Minutes later, instead of experiencing sleep, I was thinking about it, and about modern research on the subject. Surprise, surprise: it turns out the old adage on how much people need – “six hours for a man, seven for a woman, eight for a fool” – has no scientific basis.

The most authoritative findings of late have been by a neuroscientist, Matthew Walker, who turned two decades of research into a 2017 best-selling book.

A professor at the University of California, Walker is no fool, and yet admits to needing slumber levels formerly prescribed for the weak of wit.

Or as he told the Financial Times in a recent interview: "I have a non-negotiable eight-hour sleep opportunity window".

Luckily he lives on the US west coast. Although Californians have the same work ethic as New Yorkers, he says, their obsession with self-knowledge, and maximising potential, means they also value the need for rest more than is fashionable elsewhere.

Sometimes it’s a “kind of health competition”, Walker suggests: people excuse themselves from socialising because, in the buzz phrase, they have to “kill [their] sleep score tonight”.

Killing his own score meant he was having de-caffeinated tea even during the FT interview, which was over lunch.

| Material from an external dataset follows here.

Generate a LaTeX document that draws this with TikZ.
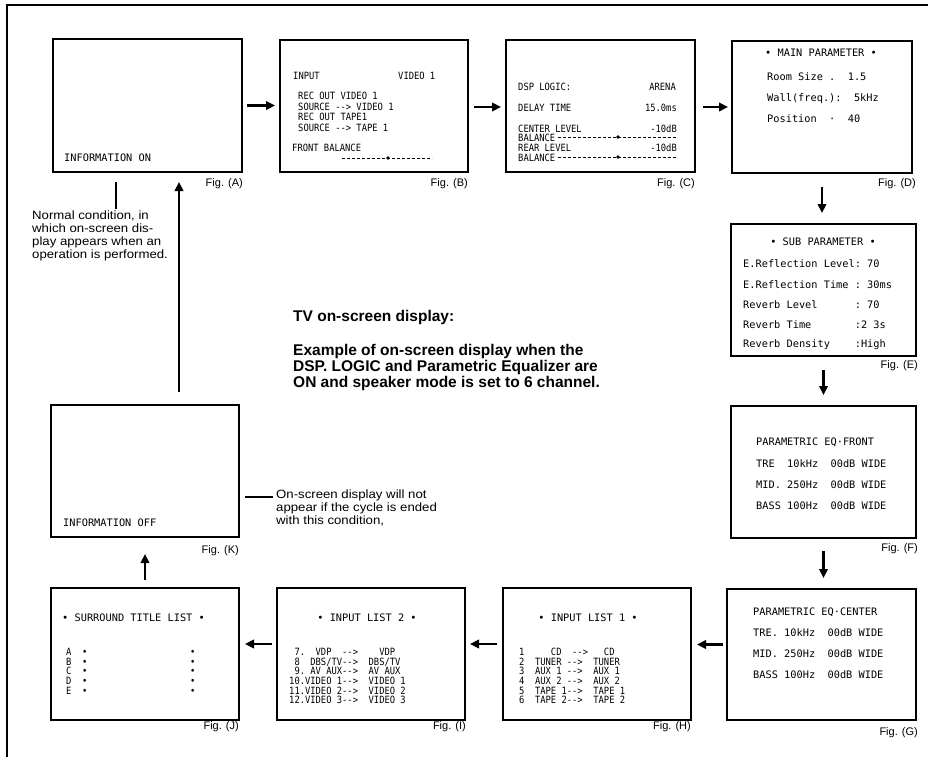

Otherwise, he pointed out, a quarter of any caffeine (the drug’s “quarter-life”) would remain in his brain 12 hours later.

For such insights, he is now much in demand as a "sleep consultant" with Google and other companies.

***

Some of this returned to me in bed the other night, because by now I was myself consulting Google to find out how long the eclipse would last. The guilt and FOMO had returned. That light cloud could easily have cleared, revealing something unforgettable.

I was also checking Twitter, where – yes – there were reported Irish sightings. Not for the first time, I realised what a bad idea having an iPhone beside the bed is, even as an alarm clock.

Super Blood Wolf Moon or not, social media never sleeps, and there is always somebody out there getting excited.

But by then I was up again, wincing my way into clothes discarded just long enough to return to single-figure temperatures. Then I rechecked the lunar window-of-opportunity – no change there – before tiptoeing out to renew acquaintance with the frost.

The moon was still a gauze-draped non-event. But this time I thought I’d give it a sporting chance with a walk around the block. En route, I reflected on the possibility that my being awake had something to with the large amounts of caffeine consumed the day before, some of which must not have reached its half-life yet.

In modern Dublin, they say, you’re never more than nine feet away from a coffee outlet. I passed two (both closed, unlike my eyes) during the walk. I also passed another thing we’ve imported from the US: a 24-hour-gym. For this alone, the nocturnal ramble was not without revelation. Although the moon remained elusive, I did at least catch a rare glimpse of the gym at 5.25am. I had often wondered. Sure enough, even at that ungodly hour, there were three people working out.